Chinese authorities have seized and sold at auction tens of millions of dollars in assets owned by jailed Uyghur business owners amid a broad government campaign to assimilate ethnic minorities in the country’s northwest Xinjiang region.

Since 2019, Xinjiang courts have put at least 150 assets—ranging from home appliances to real estate and company shares—belonging to at least 21 people and valued at a total $84.8 million up for auction on e-commerce sites.

The listings were compiled by the Uyghur Human Rights Project, an advocacy group partially funded by the U.S. government, and were corroborated by The Wall Street Journal, which reviewed court documents and corporate records.
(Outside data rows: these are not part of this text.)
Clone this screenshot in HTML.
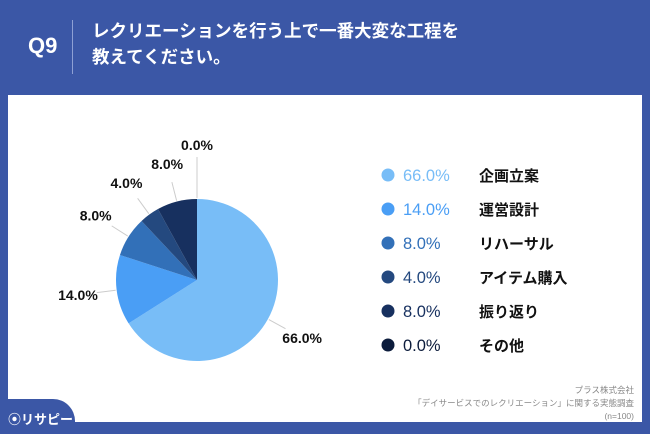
<!DOCTYPE html>
<html><head><meta charset="utf-8"><style>
body{margin:0;width:650px;height:434px;overflow:hidden;background:#3b57a6;font-family:"Liberation Sans","Noto Sans CJK JP",sans-serif;}
.abs{position:absolute}
</style></head><body>
<div class="abs" style="left:0;top:0;width:650px;height:95px;">
 <div class="abs" style="left:28px;top:33px;color:#fff;font-weight:bold;font-size:22px;">Q9</div>
 <div class="abs" style="left:72px;top:20px;width:1px;height:54px;background:#8ea0d4;"></div>
 <div class="abs" style="left:92px;top:18px;color:#fff;font-weight:bold;font-size:17.5px;line-height:26px;">レクリエーションを行う上で一番大変な工程を<br>教えてください。</div>
</div>
<div class="abs" style="left:8px;top:95px;width:634px;height:327px;background:#fff;"></div>
<div class="abs" style="left:0;top:399px;width:75px;height:35px;background:#3b57a6;border-top-right-radius:22px;"></div>
<div class="abs" style="left:8px;top:409px;color:#fff;font-size:13px;font-weight:bold;white-space:nowrap;">⦿リサピー</div>
<div class="abs" style="left:340px;top:384px;width:294px;text-align:right;color:#888;font-size:8.5px;line-height:13px;">プラス株式会社<br>「デイサービスでのレクリエーション」に関する実態調査<br>(n=100)</div>
<svg class="abs" style="left:0;top:0" width="650" height="434">
<g id="pie"></g><g id="legend"></g>
</svg>
<script>
const categories=["企画立案","運営設計","リハーサル","アイテム購入","振り返り","その他"];
const values=[66.0,14.0,8.0,4.0,8.0,0.0];
const colors=["#78bdf7","#4a9ef5","#3270b8","#24497f","#17305f","#0c1c3c"];
const NS="http://www.w3.org/2000/svg";
const cx=197,cy=280,r=81;
const pie=document.getElementById('pie'),leg=document.getElementById('legend');
function pt(a,rr){return [cx+rr*Math.sin(a),cy-rr*Math.cos(a)];}
const total=values.reduce((a,b)=>a+b,0);
let acc=0;
values.forEach((v,i)=>{
 const a0=acc/total*2*Math.PI;acc+=v;const a1=acc/total*2*Math.PI;
 if(v>0){
  const p=document.createElementNS(NS,'path');
  const [x0,y0]=pt(a0,r),[x1,y1]=pt(a1,r);
  p.setAttribute('d',`M${cx},${cy}L${x0},${y0}A${r},${r} 0 ${a1-a0>Math.PI?1:0} 1 ${x1},${y1}Z`);
  p.setAttribute('fill',colors[i]);
  
  
  pie.appendChild(p);
 }
 const am=(a0+a1)/2;
 const [lx0,ly0]=pt(am,r+1),[lx1,ly1]=pt(am,v===0?r+42:r+20);
 const ln=document.createElementNS(NS,'line');
 ln.setAttribute('x1',lx0);ln.setAttribute('y1',ly0);ln.setAttribute('x2',lx1);ln.setAttribute('y2',ly1);
 ln.setAttribute('stroke','#ccc');ln.setAttribute('stroke-width','1');
 
 
 pie.appendChild(ln);
 let [tx,ty]=pt(am,120);if(v===0)ty-=15;
 const t=document.createElementNS(NS,'text');
 t.setAttribute('x',tx);t.setAttribute('y',ty+5);t.setAttribute('text-anchor','middle');
 t.setAttribute('font-size','14');t.setAttribute('font-weight','bold');t.setAttribute('fill','#111');
 t.textContent=v.toFixed(1)+'%';
 
 
 pie.appendChild(t);
 const y=175+i*34;
 const c=document.createElementNS(NS,'circle');
 c.setAttribute('cx',388);c.setAttribute('cy',y);c.setAttribute('r',6.5);c.setAttribute('fill',colors[i]);
 
 
 leg.appendChild(c);
 const pv=document.createElementNS(NS,'text');
 pv.setAttribute('x',403);pv.setAttribute('y',y+6);pv.setAttribute('font-size','16.5');pv.setAttribute('fill',colors[i]);
 pv.textContent=v.toFixed(1)+'%';
 
 
 leg.appendChild(pv);
 const lb=document.createElementNS(NS,'text');
 lb.setAttribute('x',479);lb.setAttribute('y',y+6);lb.setAttribute('font-size','15');lb.setAttribute('font-weight','bold');lb.setAttribute('fill','#111');
 lb.textContent=categories[i];
 
 
 leg.appendChild(lb);
});
</script>
</body></html>
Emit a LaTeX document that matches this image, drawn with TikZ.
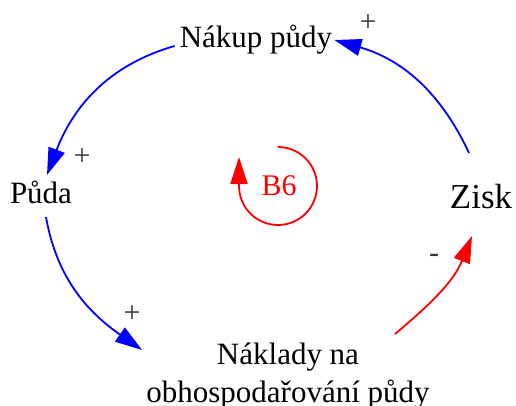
\documentclass[tikz,border=0pt]{standalone}
\usepackage{fontspec}
\setmainfont{Liberation Serif}
\usetikzlibrary{arrows.meta,positioning}

\begin{document}
\begin{tikzpicture}[x=1pt, y=1pt,
        var/.style={inner sep=0pt, font=\fontsize{31}{38}\selectfont, align=center},
        sign/.style={inner sep=0pt, font=\fontsize{30}{34}\selectfont, black!80},
        link/.style={-{Triangle[length=27pt, width=17pt]}, line width=1.8pt},
        poslink/.style={link, blue},
        neglink/.style={link, red}
    ]
    \useasboundingbox (0,-406) rectangle (516,0);

    % Promenne
    \node[var, anchor=base] (nakup) at (256,-48) {Nákup půdy};
    \node[var, anchor=base] (puda) at (41,-203) {Půda};
    \node[var, anchor=base, font=\fontsize{35}{40}\selectfont] (zisk) at (481,-208) {Zisk};
    \node[var] (naklady) at (288,-376) {Náklady na\\obhospodařování půdy};

    % Vazby
    \draw[poslink] ([shift={(-5,2)}]nakup.base west) to[out=196, in=69] ([shift={(6,28)}]puda.base);
    \draw[poslink] ([shift={(5,-14)}]puda.base) to[out=280, in=145] ([shift={(-146,26)}]naklady.center);
    \draw[neglink] ([shift={(107,42)}]naklady.center) to[out=40, in=248] ([shift={(-9,-28)}]zisk.base);
    \draw[poslink] ([shift={(-12,55)}]zisk.base) to[out=115, in=-16] ([shift={(2,8)}]nakup.base east);

    % Polarity
    \node[sign] (s1) at (368,-23) {+};
    \node[sign] (s2) at (82,-157) {+};
    \node[sign] (s3) at (132,-314) {+};
    \node[sign] (s4) at (434,-258) {-};

    % Smycka
    \node[inner sep=0pt, anchor=base, red, font=\fontsize{30}{34}\selectfont] (loop) at (279,-195) {B6};
    \draw[neglink] ([shift={(-1,48)}]loop.base) arc[start angle=90, end angle=-180, radius=39] -- ++(0,29);

\end{tikzpicture}
\end{document}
The Xinjiang government didn’t respond to a request for comment.

Flashback: Xinjiang Shows We Haven’t Learnt a Thing from Auschwitz.

Related: Final Sale in Berlin—Database of Jewish-Owned Businesses in Berlin Now Part of LBI Collections.

Since 2005, I have been studying how the National Socialist regime systematically destroyed and looted businesses owned by Jews in Berlin, as well as the ways that Jews responded to this persecution. Despite the enormous concentration of “Jewish businesses” in Berlin, no comprehensive study on the topic existed before my team and I published our study in 2012. In particular, the small- and medium-sized companies that formed the backbone of Jewish commercial life had been neglected in the research.

I wonder if Xi ever asks, “Are we the baddies?”